Other red flags about the project, said Mastrangelo, are the lack of financial transparency on the wind project and the power that the legislature gave to the state Board of Public Utilities (BPU) to override local zoning ordinances to allow the powerlines from the windfarm to connect to onshore power plants.

“The Murphy Administration is deaf to the concerns of beach communities, the environmentalists, the homeowners and businesses that will have to pay for electricity from the windmills,” said Mastrangelo. “That does not mean the state legislature should fail to do its job to get and answers to vital question about the wind project.”


A legislative investigation should also focus on the economic viability of the wind farm project, continued Mastrangelo. He noted that Ørsted told analysts in November that its anticipated return on U.S. projects, including Ocean Wind 1 off New Jersey, is “not where we want it to be.”
New Jersey’s largest utility company – the Public Service Enterprise Group Inc., which had a 25 percent interest in Ocean Winds, recently sold its share back to Orsted after telling analysts in October that it was reviewing its options and project costs before making a final investment decision, according to the Wall Street Journal.

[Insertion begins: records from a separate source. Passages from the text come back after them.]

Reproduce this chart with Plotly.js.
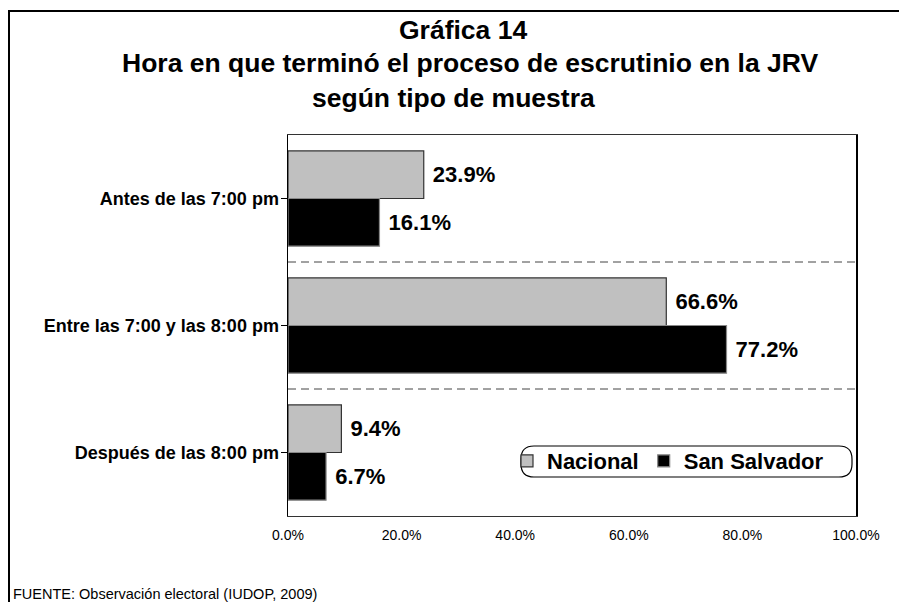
<!DOCTYPE html>
<html>
<head>
<meta charset="utf-8">
<script src="https://cdn.plot.ly/plotly-3.0.1.min.js"></script>
<style>html,body{margin:0;padding:0;background:#fff;}#chart{width:899px;height:602px;}</style>
</head>
<body>
<div id="chart"></div>
<script>
const categories = ["Antes de las 7:00 pm", "Entre las 7:00 y las 8:00 pm", "Después de las 8:00 pm"];
const nacional = [23.9, 66.6, 9.4];
const sanSalvador = [16.1, 77.2, 6.7];
const seriesNames = ["Nacional", "San Salvador"];
const xTickVals = [0, 20, 40, 60, 80, 100];
const xTickText = ["0.0%", "20.0%", "40.0%", "60.0%", "80.0%", "100.0%"];
const titleLines = ["Gráfica 14", "Hora en que terminó el proceso de escrutinio en la JRV", "según tipo de muestra"];
const sourceNote = "FUENTE: Observación electoral (IUDOP, 2009)";

const FONT = "Arial, 'Liberation Sans', sans-serif";

const mkTrace = (vals, name, color, lineColor) => ({
  type: 'bar', orientation: 'h', name: name,
  y: categories, x: vals,
  text: vals.map(v => '\u00a0' + v.toFixed(1) + '%'),
  textposition: 'outside', cliponaxis: false,
  textfont: {family: FONT, size: 22, color: '#000', weight: 'bold'},
  marker: {color: color, line: {color: lineColor, width: 1.2}},
  hoverinfo: 'skip'
});

const traces = [
  mkTrace(nacional, seriesNames[0], '#C0C0C0', '#333333'),
  mkTrace(sanSalvador, seriesNames[1], '#000000', '#888888')
];

const L = 288, R = 856, T = 135, B = 516, W = 899, H = 602;
const px = x => (x - L) / (R - L);
const py = y => (B - y) / (B - T);

const shapes = [];
// category separators
for (let i = 0; i < categories.length - 1; i++) {
  shapes.push({type: 'line', xref: 'paper', yref: 'y', x0: 0, x1: 1, y0: i + 0.5, y1: i + 0.5,
    line: {color: '#444', width: 1, dash: '8px,5px'}});
}
// outer frame
shapes.push({type: 'rect', xref: 'paper', yref: 'paper', x0: px(9), x1: px(960), y0: py(11), y1: py(700),
  line: {color: '#000', width: 2}, fillcolor: 'rgba(0,0,0,0)'});
// rounded legend box
(function(){
  const x0 = px(521), x1 = px(852), y0 = py(477), y1 = py(446);
  const rx = 13 / (R - L), ry = 13 / (B - T);
  const d = `M ${x0+rx},${y1} L ${x1-rx},${y1} Q ${x1},${y1} ${x1},${y1-ry} L ${x1},${y0+ry} Q ${x1},${y0} ${x1-rx},${y0} L ${x0+rx},${y0} Q ${x0},${y0} ${x0},${y0+ry} L ${x0},${y1-ry} Q ${x0},${y1} ${x0+rx},${y1} Z`;
  shapes.push({type: 'path', xref: 'paper', yref: 'paper', path: d, line: {color: '#000', width: 1.2}, fillcolor: 'rgba(0,0,0,0)'});
})();

const titleX = [463, 470, 453];
const titleY = [30, 63, 98];
const annotations = titleLines.map((t, i) => ({
  text: t, xref: 'paper', yref: 'paper', x: px(titleX[i]), y: py(titleY[i]),
  xanchor: 'center', yanchor: 'middle', showarrow: false,
  font: {family: FONT, size: 26.5, color: '#000', weight: 'bold'}
}));
annotations.push({text: sourceNote, xref: 'paper', yref: 'paper', x: px(11), y: py(594),
  xanchor: 'left', yanchor: 'middle', showarrow: false,
  font: {family: FONT, size: 14.5, color: '#000'}});

const layout = {
  width: W, height: H,
  margin: {l: L, r: W - R, t: T, b: H - B, pad: 0},
  paper_bgcolor: '#fff', plot_bgcolor: '#fff',
  barmode: 'group', bargap: 0.25, bargroupgap: 0,
  showlegend: true,
  legend: {orientation: 'h', x: px(507), y: py(440), xanchor: 'left', yanchor: 'top',
    bgcolor: 'rgba(0,0,0,0)', font: {family: FONT, size: 22, color: '#000', weight: 'bold'},
    itemwidth: 30, traceorder: 'normal'},
  xaxis: {range: [0, 100], tickvals: xTickVals, ticktext: xTickText, showgrid: false, zeroline: false,
    showline: true, mirror: true, linecolor: '#333', linewidth: 1, ticks: '', ticklabelstandoff: 6,
    tickfont: {family: FONT, size: 14, color: '#000'}, fixedrange: true},
  yaxis: {autorange: 'reversed', showgrid: false, zeroline: false, showline: true, mirror: true,
    linecolor: '#000', linewidth: 1.5, ticks: 'outside', ticklen: 6, tickcolor: '#000', tickwidth: 1.2,
    ticklabelstandoff: -2,
    tickfont: {family: FONT, size: 18, color: '#000', weight: 'bold'}, fixedrange: true},
  shapes: shapes,
  annotations: annotations,
  font: {family: FONT}
};

Plotly.newPlot('chart', traces, layout, {displayModeBar: false, staticPlot: true});
</script>
</body>
</html>
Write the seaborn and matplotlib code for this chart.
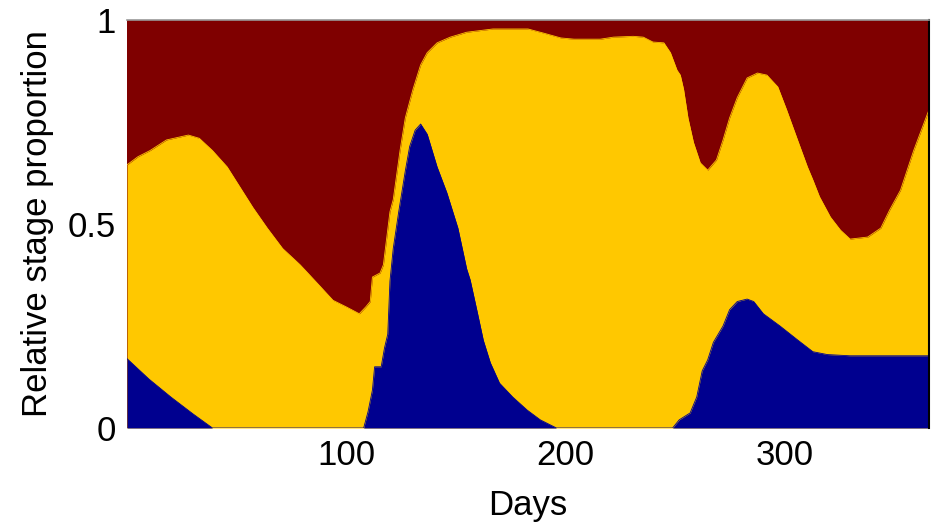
import matplotlib
matplotlib.use("Agg")
import matplotlib.pyplot as plt
import seaborn as sns
import numpy as np
import pandas as pd

# Cumulative proportion of stage 1 (blue)
blue_days = [0, 10, 20, 30, 39, 108, 110, 112, 113, 116, 117.5, 119, 120, 121.5, 124, 127, 129,
             131.5, 134, 137, 141.5, 146, 151, 155, 156.6, 160, 162.6, 165.8, 170, 176, 182.6,
             188.6, 196, 249, 252, 257, 260, 262.5, 265, 267.6, 272, 275, 278.5, 283, 286, 290.4,
             298, 306, 313, 319.6, 330, 366]
blue_vals = [0.17, 0.12, 0.076, 0.035, 0.0, 0.0, 0.04, 0.093, 0.15, 0.15, 0.196, 0.23, 0.36, 0.44,
             0.53, 0.63, 0.69, 0.73, 0.745, 0.72, 0.64, 0.576, 0.49, 0.39, 0.363, 0.28, 0.215, 0.16,
             0.11, 0.076, 0.044, 0.02, 0.0, 0.0, 0.02, 0.037, 0.076, 0.14, 0.167, 0.21, 0.25, 0.29,
             0.31, 0.316, 0.31, 0.28, 0.25, 0.216, 0.187, 0.18, 0.177, 0.177]

# Cumulative proportion of stages 1+2 (top of yellow)
yellow_days = [0, 5, 10.5, 18, 28, 33, 39, 45.7, 51.6, 57.5, 64, 71, 79, 86.8, 94, 100, 106, 109,
               111, 112, 115.5, 117, 120, 121.5, 124.6, 127, 129, 130.5, 134, 137, 141.5, 147.5,
               155, 167, 183, 190, 198, 204, 216, 222, 231, 235.6, 240, 245, 248, 251, 252.5, 254,
               256, 258.5, 261.6, 265, 269, 272, 275, 278.5, 283, 287.7, 292, 297, 301, 306, 310.5,
               313, 316, 321, 325.6, 330, 338, 344, 348, 353, 359, 366]
yellow_vals = [0.645, 0.665, 0.68, 0.706, 0.718, 0.71, 0.68, 0.64, 0.59, 0.54, 0.49, 0.44, 0.40,
               0.355, 0.313, 0.297, 0.28, 0.297, 0.31, 0.37, 0.38, 0.40, 0.53, 0.56, 0.68, 0.76,
               0.80, 0.83, 0.89, 0.92, 0.944, 0.958, 0.97, 0.978, 0.978, 0.968, 0.956, 0.953, 0.953,
               0.958, 0.96, 0.958, 0.946, 0.944, 0.92, 0.877, 0.865, 0.83, 0.76, 0.70, 0.65, 0.632,
               0.657, 0.706, 0.76, 0.81, 0.858, 0.87, 0.865, 0.836, 0.78, 0.706, 0.64, 0.608, 0.567,
               0.517, 0.485, 0.463, 0.468, 0.49, 0.534, 0.583, 0.68, 0.78]

x_ticks = [100, 200, 300]
y_ticks = [0, 0.5, 1]
y_tick_labels = ["0", "0.5", "1"]

c_red = "#7F0000"
c_yel = "#FFC800"
c_blu = "#00008F"

sns.set_theme(style="white")
plt.rcParams['font.family'] = ['Liberation Sans', 'DejaVu Sans']

fig = plt.figure(figsize=(9.34, 5.29), dpi=100)
ax = fig.add_axes([127/934, 1-428/529, (929-127)/934, (428-20)/529])

dfb = pd.DataFrame({"day": blue_days, "p": blue_vals})
dfy = pd.DataFrame({"day": yellow_days, "p": yellow_vals})

ax.fill_between([0, 366], [0, 0], [1, 1], color=c_red, linewidth=0)
ax.fill_between(dfy["day"], 0, dfy["p"], color=c_yel, linewidth=0)
ax.fill_between(dfb["day"], 0, dfb["p"], color=c_blu, linewidth=0)
sns.lineplot(data=dfy, x="day", y="p", ax=ax, color=c_yel, linewidth=0.6)
sns.lineplot(data=dfb, x="day", y="p", ax=ax, color=c_blu, linewidth=0.6)

ax.set_xlim(0, 366)
ax.set_ylim(0, 1)
ax.set_xticks(x_ticks)
ax.set_yticks(y_ticks)
ax.set_yticklabels(y_tick_labels)
ax.tick_params(axis='both', labelsize=25, length=0, pad=8, colors='black')
ax.set_xlabel("Days", fontsize=25, labelpad=12, color='black')
ax.set_ylabel("Relative stage proportion", fontsize=25, labelpad=10, color='black')

for s in ["left", "bottom"]:
    ax.spines[s].set_visible(False)
ax.spines["top"].set_color("#999999")
ax.spines["top"].set_linewidth(1.2)
ax.spines["right"].set_color("black")
ax.spines["right"].set_linewidth(1.5)

fig.savefig("out.png", dpi=100)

Mastrangelo noted that Gov Murphy’s former firm Goldman Sachs has been heavily invested in Orsted since 2013. In 2021 Goldman’s advisors issued a “Buy” rating on Orsted, formerly known as DONG. “Is the governor’s overwhelming enthusiasm for the project and his reluctance to acknowledge that there may be problems with the offshore wind construction influenced by his friends at Goldman?” asked Mastrangelo

“All anyone in the legislature needs to do is connect the dots and they will come to the conclusion that this project is being forced down the throats of New Jersey residents with likely negative consequences,” said Mastrangelo.

“New Jersey does not need passive legislators; it needs legislators who are willing to fight for people. Right now, I don’t see a lot of fight in some Republican lawmakers,” said Mastrangelo.